- [Short problem]: Wherever the word "this" shows up in a line, please copy that line.

--- start of Records for processing ---

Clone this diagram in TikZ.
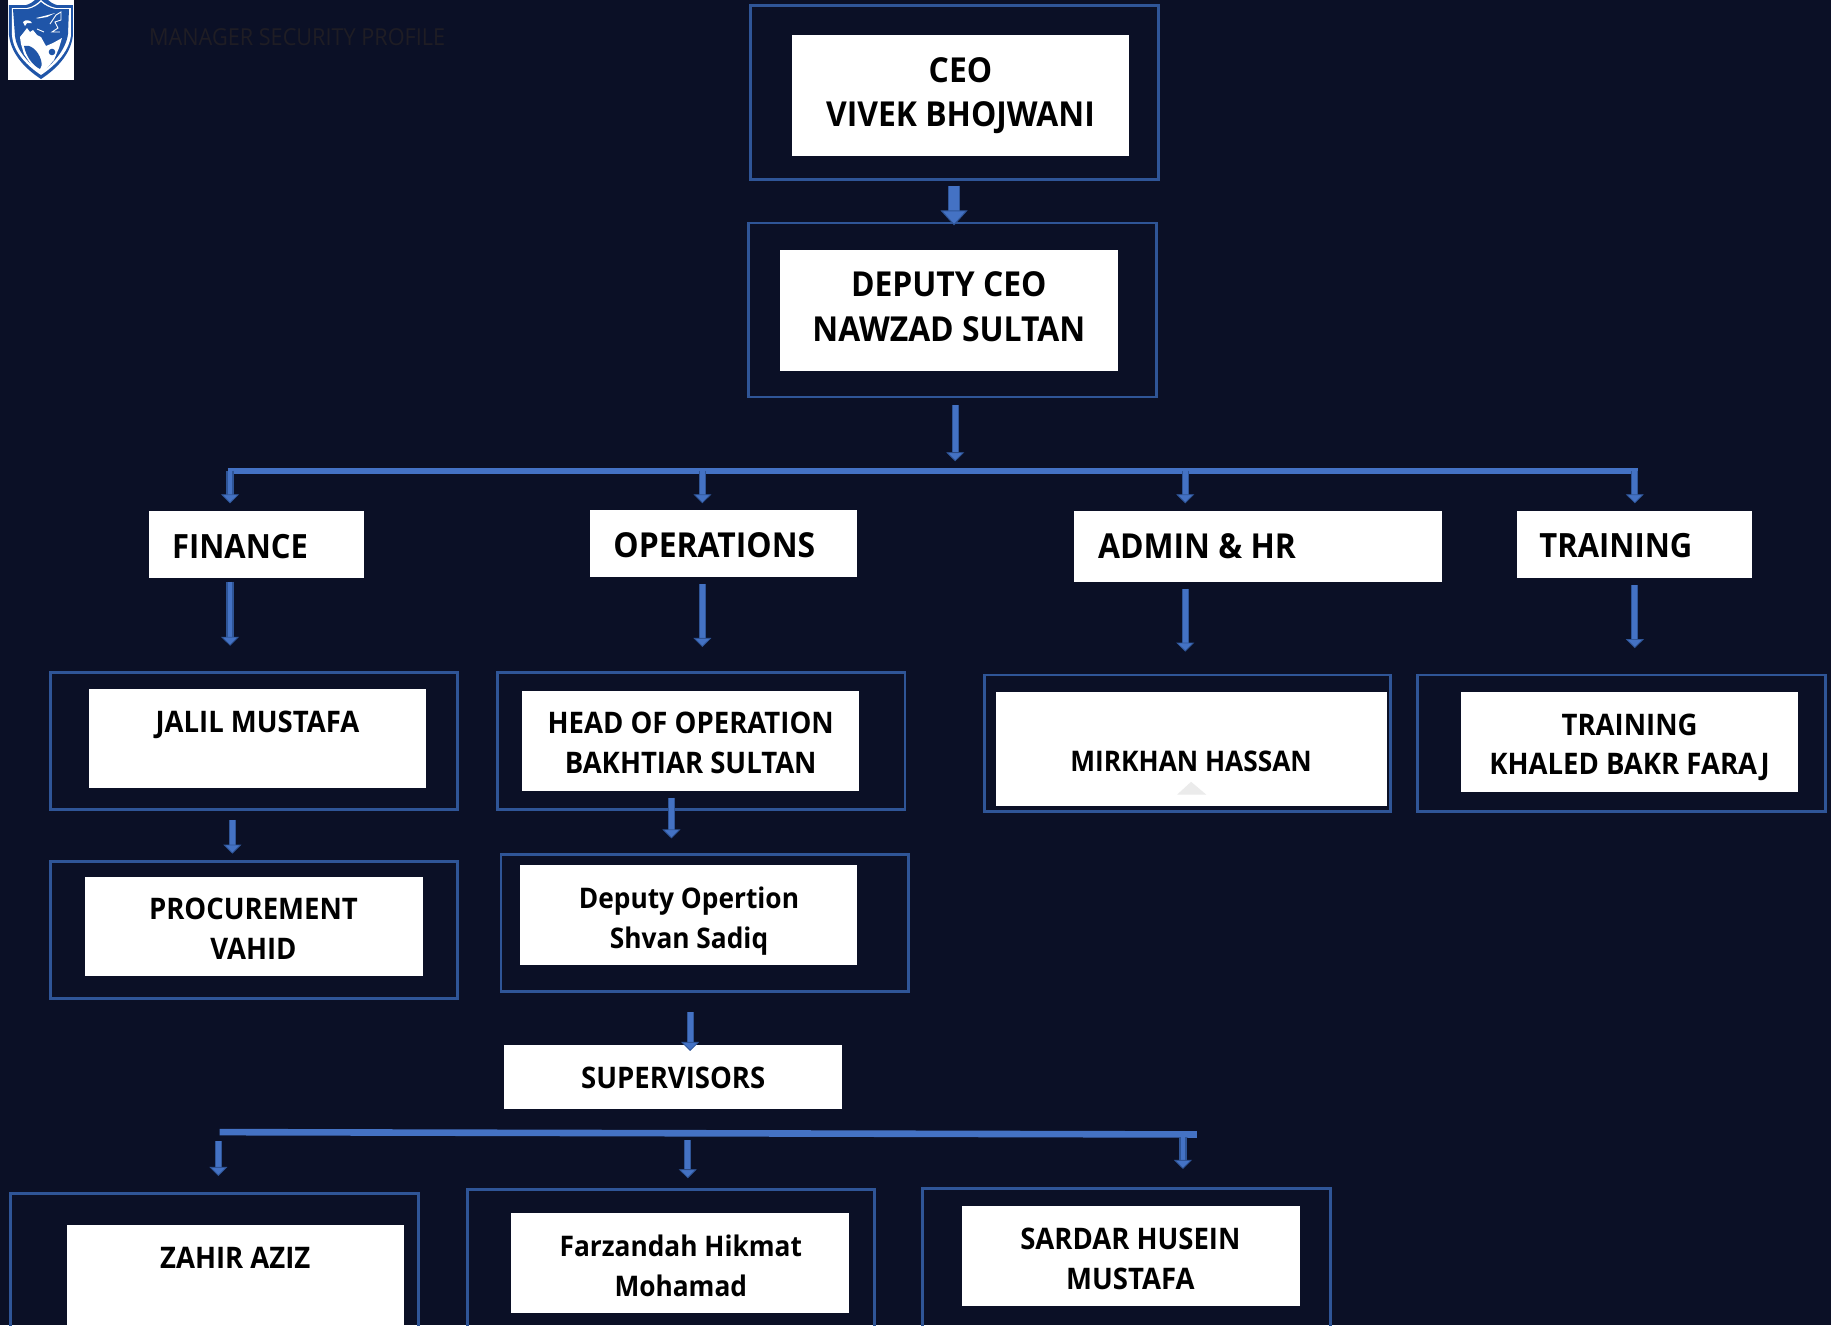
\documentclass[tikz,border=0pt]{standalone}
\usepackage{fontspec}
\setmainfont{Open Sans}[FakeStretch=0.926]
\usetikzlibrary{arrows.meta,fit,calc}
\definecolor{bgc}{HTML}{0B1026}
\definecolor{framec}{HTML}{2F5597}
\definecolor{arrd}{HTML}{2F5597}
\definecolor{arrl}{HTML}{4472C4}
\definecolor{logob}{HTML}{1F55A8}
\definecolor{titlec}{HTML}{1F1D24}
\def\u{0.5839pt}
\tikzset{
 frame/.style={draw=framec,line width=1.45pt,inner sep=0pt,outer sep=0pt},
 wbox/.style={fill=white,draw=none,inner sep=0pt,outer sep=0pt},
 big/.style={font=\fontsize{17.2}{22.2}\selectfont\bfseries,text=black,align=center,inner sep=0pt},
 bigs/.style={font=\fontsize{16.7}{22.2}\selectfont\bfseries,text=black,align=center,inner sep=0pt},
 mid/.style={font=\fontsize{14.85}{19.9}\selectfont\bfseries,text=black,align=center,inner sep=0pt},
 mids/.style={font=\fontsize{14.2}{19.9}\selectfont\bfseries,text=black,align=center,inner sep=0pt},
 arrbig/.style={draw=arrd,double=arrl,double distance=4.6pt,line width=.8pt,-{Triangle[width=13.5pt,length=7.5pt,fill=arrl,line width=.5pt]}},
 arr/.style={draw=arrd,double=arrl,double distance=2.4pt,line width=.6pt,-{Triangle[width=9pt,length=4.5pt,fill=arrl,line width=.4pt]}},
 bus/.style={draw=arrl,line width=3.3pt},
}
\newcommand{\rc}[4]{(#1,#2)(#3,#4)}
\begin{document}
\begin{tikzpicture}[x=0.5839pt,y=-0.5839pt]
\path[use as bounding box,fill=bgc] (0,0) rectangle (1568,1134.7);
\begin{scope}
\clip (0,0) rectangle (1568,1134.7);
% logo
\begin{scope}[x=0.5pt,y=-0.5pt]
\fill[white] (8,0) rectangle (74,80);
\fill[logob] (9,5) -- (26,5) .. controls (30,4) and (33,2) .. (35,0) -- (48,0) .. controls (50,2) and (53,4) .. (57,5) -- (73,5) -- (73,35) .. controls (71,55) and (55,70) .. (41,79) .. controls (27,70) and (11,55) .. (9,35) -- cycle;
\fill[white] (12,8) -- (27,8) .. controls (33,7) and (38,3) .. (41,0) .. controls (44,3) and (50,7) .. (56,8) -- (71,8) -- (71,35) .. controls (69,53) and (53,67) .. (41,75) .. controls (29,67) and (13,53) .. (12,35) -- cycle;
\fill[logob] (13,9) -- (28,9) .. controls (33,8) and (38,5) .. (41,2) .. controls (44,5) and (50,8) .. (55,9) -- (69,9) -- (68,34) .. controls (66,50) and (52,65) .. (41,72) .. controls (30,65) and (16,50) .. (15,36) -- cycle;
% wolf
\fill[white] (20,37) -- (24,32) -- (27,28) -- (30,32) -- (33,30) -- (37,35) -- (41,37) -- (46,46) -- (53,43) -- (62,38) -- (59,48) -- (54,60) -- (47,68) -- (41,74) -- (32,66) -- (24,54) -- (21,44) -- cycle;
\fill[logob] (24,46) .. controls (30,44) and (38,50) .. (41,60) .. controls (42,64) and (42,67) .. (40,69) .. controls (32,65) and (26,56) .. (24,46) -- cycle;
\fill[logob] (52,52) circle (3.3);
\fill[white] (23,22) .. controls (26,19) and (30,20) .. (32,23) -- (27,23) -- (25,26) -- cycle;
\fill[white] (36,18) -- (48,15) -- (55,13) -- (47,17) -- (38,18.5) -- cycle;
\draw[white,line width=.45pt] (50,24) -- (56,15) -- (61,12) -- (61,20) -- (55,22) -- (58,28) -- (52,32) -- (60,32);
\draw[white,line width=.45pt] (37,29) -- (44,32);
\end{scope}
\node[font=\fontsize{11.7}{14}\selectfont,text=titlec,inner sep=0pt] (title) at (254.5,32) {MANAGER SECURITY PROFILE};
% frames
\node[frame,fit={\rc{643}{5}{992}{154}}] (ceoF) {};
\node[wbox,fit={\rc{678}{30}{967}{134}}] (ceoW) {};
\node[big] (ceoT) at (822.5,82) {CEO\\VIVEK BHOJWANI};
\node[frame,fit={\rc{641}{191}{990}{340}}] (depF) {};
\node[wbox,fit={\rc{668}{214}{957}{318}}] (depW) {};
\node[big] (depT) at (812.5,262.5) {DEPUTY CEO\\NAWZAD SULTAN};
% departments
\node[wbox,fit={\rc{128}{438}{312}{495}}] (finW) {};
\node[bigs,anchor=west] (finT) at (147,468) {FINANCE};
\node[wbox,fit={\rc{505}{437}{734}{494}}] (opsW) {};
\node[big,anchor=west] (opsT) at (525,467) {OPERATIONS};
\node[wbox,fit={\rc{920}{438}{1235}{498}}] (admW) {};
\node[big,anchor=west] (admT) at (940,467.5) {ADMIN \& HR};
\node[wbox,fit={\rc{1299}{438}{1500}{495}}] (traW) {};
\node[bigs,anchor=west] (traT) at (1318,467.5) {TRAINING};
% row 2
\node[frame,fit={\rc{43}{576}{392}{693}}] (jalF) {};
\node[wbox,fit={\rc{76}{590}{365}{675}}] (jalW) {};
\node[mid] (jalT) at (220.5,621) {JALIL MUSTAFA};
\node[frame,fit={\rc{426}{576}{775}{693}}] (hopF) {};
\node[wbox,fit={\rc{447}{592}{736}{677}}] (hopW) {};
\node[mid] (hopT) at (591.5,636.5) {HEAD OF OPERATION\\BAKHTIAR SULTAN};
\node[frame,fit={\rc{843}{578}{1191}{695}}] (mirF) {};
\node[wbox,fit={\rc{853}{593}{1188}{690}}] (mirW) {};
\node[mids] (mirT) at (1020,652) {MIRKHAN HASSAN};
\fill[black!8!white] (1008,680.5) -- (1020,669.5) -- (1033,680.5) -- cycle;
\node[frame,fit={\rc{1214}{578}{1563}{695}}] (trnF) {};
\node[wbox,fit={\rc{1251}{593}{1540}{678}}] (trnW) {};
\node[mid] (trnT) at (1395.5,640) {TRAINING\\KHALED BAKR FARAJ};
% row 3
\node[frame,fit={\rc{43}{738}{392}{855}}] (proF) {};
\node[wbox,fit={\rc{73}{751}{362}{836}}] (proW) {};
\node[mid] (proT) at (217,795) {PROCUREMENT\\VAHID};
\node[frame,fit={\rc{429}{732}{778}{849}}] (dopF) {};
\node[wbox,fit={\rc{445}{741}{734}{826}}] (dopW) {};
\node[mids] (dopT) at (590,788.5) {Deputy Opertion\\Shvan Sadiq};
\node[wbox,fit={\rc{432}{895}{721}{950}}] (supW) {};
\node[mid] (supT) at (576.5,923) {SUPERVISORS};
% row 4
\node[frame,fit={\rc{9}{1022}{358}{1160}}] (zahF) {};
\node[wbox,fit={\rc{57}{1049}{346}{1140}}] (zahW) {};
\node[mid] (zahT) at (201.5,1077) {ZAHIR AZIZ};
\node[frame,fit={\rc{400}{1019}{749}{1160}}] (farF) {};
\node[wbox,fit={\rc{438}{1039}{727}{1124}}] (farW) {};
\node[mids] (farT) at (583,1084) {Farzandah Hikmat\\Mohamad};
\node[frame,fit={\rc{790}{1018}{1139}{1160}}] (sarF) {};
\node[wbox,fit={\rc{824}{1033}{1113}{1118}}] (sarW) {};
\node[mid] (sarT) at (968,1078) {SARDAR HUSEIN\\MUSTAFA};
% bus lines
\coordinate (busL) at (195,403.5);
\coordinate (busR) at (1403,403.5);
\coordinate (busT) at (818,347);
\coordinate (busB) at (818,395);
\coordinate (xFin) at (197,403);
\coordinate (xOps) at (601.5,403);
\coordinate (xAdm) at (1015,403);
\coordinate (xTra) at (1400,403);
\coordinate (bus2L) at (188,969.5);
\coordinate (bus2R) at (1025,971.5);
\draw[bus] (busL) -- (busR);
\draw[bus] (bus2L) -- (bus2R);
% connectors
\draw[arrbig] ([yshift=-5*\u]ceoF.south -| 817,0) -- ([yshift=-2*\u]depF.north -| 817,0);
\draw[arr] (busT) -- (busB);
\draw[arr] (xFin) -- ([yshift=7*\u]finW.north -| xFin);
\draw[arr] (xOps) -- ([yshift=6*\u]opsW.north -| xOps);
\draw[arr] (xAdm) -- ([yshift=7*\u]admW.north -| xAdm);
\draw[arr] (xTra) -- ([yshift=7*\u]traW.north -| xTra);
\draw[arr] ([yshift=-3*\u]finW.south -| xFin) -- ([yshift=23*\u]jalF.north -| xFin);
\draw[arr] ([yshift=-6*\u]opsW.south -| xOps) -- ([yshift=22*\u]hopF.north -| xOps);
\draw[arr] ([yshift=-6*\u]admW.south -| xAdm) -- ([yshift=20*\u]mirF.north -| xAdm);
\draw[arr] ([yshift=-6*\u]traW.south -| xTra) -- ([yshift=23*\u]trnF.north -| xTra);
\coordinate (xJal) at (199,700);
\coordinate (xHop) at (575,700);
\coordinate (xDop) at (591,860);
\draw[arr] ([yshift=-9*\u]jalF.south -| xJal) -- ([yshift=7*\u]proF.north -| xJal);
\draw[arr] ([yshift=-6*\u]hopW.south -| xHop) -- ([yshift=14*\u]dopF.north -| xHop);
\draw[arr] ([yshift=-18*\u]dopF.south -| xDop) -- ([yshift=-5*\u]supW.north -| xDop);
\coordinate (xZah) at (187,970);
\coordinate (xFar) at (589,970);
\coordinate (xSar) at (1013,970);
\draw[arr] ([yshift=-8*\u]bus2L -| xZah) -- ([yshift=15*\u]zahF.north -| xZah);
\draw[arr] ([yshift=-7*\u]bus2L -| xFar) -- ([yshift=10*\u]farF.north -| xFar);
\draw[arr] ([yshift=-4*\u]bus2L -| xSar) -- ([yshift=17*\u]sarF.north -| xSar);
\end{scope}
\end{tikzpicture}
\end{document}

--- end of Records for processing ---
--- start of Records for processing ---

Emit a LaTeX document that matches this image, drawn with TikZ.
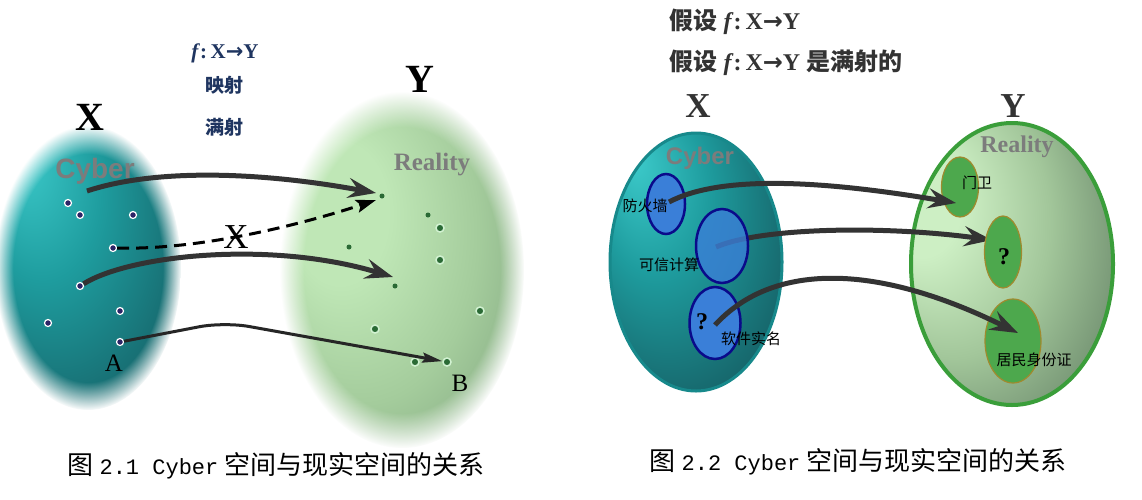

--- end of Records for processing ---

- [Written response]:
Clone this diagram in TikZ.
Emit a LaTeX document that matches this image, drawn with TikZ.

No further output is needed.